Exclude images, then output the remaining data verbatim.

• [Data provided]:
-- START --

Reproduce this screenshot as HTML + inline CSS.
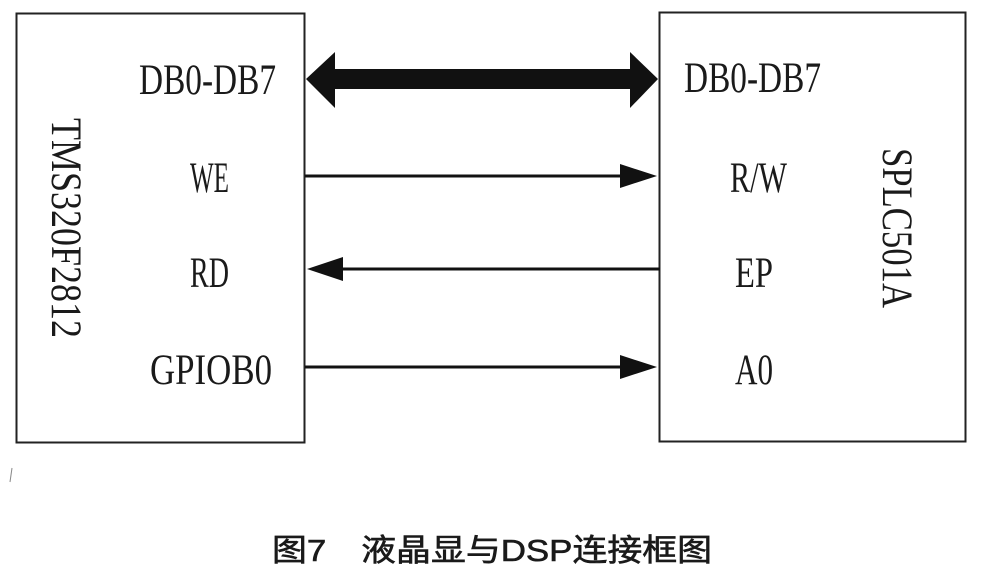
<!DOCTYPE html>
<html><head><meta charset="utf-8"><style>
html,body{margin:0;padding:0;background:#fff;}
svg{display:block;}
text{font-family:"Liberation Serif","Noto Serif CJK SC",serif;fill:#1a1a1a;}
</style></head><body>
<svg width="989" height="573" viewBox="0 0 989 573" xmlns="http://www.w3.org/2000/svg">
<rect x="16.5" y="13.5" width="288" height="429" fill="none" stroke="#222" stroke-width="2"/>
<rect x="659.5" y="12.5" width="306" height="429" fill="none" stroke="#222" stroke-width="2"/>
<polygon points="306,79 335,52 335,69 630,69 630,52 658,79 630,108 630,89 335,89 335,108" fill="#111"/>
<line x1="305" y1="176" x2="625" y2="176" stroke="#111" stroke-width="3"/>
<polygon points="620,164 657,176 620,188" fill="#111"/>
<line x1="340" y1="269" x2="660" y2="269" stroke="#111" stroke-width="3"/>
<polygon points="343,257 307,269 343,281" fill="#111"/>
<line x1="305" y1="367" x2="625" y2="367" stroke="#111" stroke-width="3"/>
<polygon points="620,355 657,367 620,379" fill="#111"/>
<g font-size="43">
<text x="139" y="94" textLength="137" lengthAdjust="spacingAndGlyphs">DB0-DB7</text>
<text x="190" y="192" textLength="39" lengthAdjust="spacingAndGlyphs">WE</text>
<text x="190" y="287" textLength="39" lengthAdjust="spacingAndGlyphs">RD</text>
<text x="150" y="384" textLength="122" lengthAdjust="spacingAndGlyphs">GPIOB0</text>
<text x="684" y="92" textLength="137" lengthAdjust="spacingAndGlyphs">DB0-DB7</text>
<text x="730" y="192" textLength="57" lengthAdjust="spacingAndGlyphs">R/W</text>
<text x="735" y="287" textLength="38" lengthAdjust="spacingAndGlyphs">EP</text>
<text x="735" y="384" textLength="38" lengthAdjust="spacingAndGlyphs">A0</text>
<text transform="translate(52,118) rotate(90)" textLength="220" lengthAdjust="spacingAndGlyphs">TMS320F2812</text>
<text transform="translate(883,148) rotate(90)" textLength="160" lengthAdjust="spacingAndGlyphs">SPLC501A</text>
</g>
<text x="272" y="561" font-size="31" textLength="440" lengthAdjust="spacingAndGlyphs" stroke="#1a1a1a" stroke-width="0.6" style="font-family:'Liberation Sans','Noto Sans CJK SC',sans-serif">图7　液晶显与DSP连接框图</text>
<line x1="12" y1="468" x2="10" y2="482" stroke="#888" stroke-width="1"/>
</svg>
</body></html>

-- END --

• [Exercise solution]:
Reproduce this screenshot as HTML + inline CSS.
<!DOCTYPE html>
<html><head><meta charset="utf-8"><style>
html,body{margin:0;padding:0;background:#fff;}
svg{display:block;}
text{font-family:"Liberation Serif","Noto Serif CJK SC",serif;fill:#1a1a1a;}
</style></head><body>
<svg width="989" height="573" viewBox="0 0 989 573" xmlns="http://www.w3.org/2000/svg">
<rect x="16.5" y="13.5" width="288" height="429" fill="none" stroke="#222" stroke-width="2"/>
<rect x="659.5" y="12.5" width="306" height="429" fill="none" stroke="#222" stroke-width="2"/>
<polygon points="306,79 335,52 335,69 630,69 630,52 658,79 630,108 630,89 335,89 335,108" fill="#111"/>
<line x1="305" y1="176" x2="625" y2="176" stroke="#111" stroke-width="3"/>
<polygon points="620,164 657,176 620,188" fill="#111"/>
<line x1="340" y1="269" x2="660" y2="269" stroke="#111" stroke-width="3"/>
<polygon points="343,257 307,269 343,281" fill="#111"/>
<line x1="305" y1="367" x2="625" y2="367" stroke="#111" stroke-width="3"/>
<polygon points="620,355 657,367 620,379" fill="#111"/>
<g font-size="43">
<text x="139" y="94" textLength="137" lengthAdjust="spacingAndGlyphs">DB0-DB7</text>
<text x="190" y="192" textLength="39" lengthAdjust="spacingAndGlyphs">WE</text>
<text x="190" y="287" textLength="39" lengthAdjust="spacingAndGlyphs">RD</text>
<text x="150" y="384" textLength="122" lengthAdjust="spacingAndGlyphs">GPIOB0</text>
<text x="684" y="92" textLength="137" lengthAdjust="spacingAndGlyphs">DB0-DB7</text>
<text x="730" y="192" textLength="57" lengthAdjust="spacingAndGlyphs">R/W</text>
<text x="735" y="287" textLength="38" lengthAdjust="spacingAndGlyphs">EP</text>
<text x="735" y="384" textLength="38" lengthAdjust="spacingAndGlyphs">A0</text>
<text transform="translate(52,118) rotate(90)" textLength="220" lengthAdjust="spacingAndGlyphs">TMS320F2812</text>
<text transform="translate(883,148) rotate(90)" textLength="160" lengthAdjust="spacingAndGlyphs">SPLC501A</text>
</g>
<text x="272" y="561" font-size="31" textLength="440" lengthAdjust="spacingAndGlyphs" stroke="#1a1a1a" stroke-width="0.6" style="font-family:'Liberation Sans','Noto Sans CJK SC',sans-serif">图7　液晶显与DSP连接框图</text>
<line x1="12" y1="468" x2="10" y2="482" stroke="#888" stroke-width="1"/>
</svg>
</body></html>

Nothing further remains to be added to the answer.